DBpedia Development Wiki devilopment bible

Improve DBpedia

  • TODO just started this page. Many things missing.
  • Please post ideas in the DBpedia Forum and help us migrate ideas and approaches into this wiki.

Fix monthly releases

Write tests for Minidumps

Extend DBpedia with additional datasets

Upload external datasets or linksets

  • NOTE: we are working on a good process here, but it is easy to grep 'sameAs' from selected, vetted artifacts
  • see [geonames] (https://databus.dbpedia.org/kurzum/cleaned-data/geonames/2018.03.11)
  • these can be loaded into the ID index and Fusion later.

DBpedia Strategic Objective: Health and quality of our core data and infrastructure

Copied from an email to the DBpedia Board, as is

In most cases, data is currently fixed by consumers, people download data or query the endpoint and then massage the data locally. Mappings.dbpedia.org was a first successful attempt to establish a principle where you could contribute to data quality at the source. There is often still no comparable model in other datasets.

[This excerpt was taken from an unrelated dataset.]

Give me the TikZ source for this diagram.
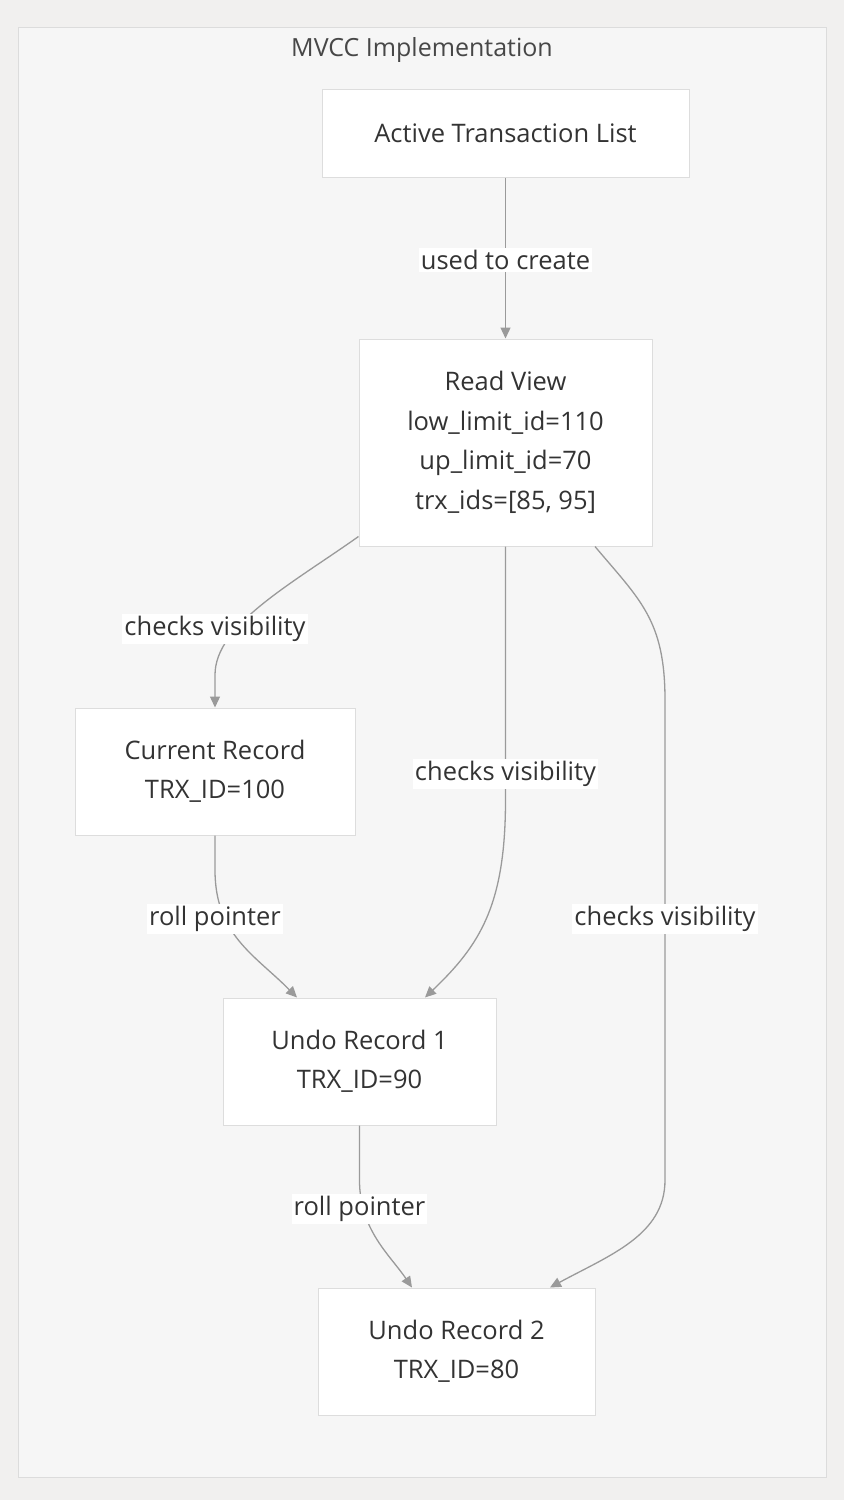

Data is either read-only or tedious to edit like copying values manually or ad-hoc with bots, which is a bad reuse pattern compared to linking/mapping and automatic ingestion. Here is a list of steps we have designed in the last two years to elevate the mappings model:

  • refactor into monthly extractions, so you get mappings.dbpedia.org effects and any software fixes sooner as incentive
  • DBpedians can post additional datasets on the bus like the already existing LHD dataset (https://databus.dbpedia.org/propan/lhd/linked-hypernyms/2016.04.01), DBTax, DBkWIK, DBpedia as Tables etc.
  • We built MARVIN a release bot, so there is always a working and running version of the extraction, which people can fork and start developing. We can also deploy some of these community forks on our servers, but it is preferred that they integrate them in the extraction framework or generate and store these extensions on their servers from where we copy them.
  • we started to add codeReferences, issuetracker and forum links to the data documentation, see e.g. here https://databus.dbpedia.org/dbpedia/mappings/instance-types/2019.08.01 where some of the docu was taken out of forum answers, which effectively helps us to centralize and improve documentation better.
  • together with Dimitris, we implemented IRI tests and SHACL tests on a minidump tested on each git commit of the extraction framework with Travis CI. We already successfully took feedback from the forum and issue tracker and encoded them in tests. We found this much less effort than before and we were better able to fix them. The next release on 7th of September incorporates these improvements already.
  • we will extend global.dbpedia.org into a debugging Data Browser, see https://global.dbpedia.org/?s=http://dbpedia.org/resource/DBpedia&p=http://dbpedia.org/ontology/status We can link it from the s and p’s of the main endpoint as well as any chapter deployments. I think Harald is currently reviving the Chapter Dockers and we have monthly data for all chapters. There is also a new User Script for Wikipedia. From this comparative data browser, we can link to the exact mapping to fix it.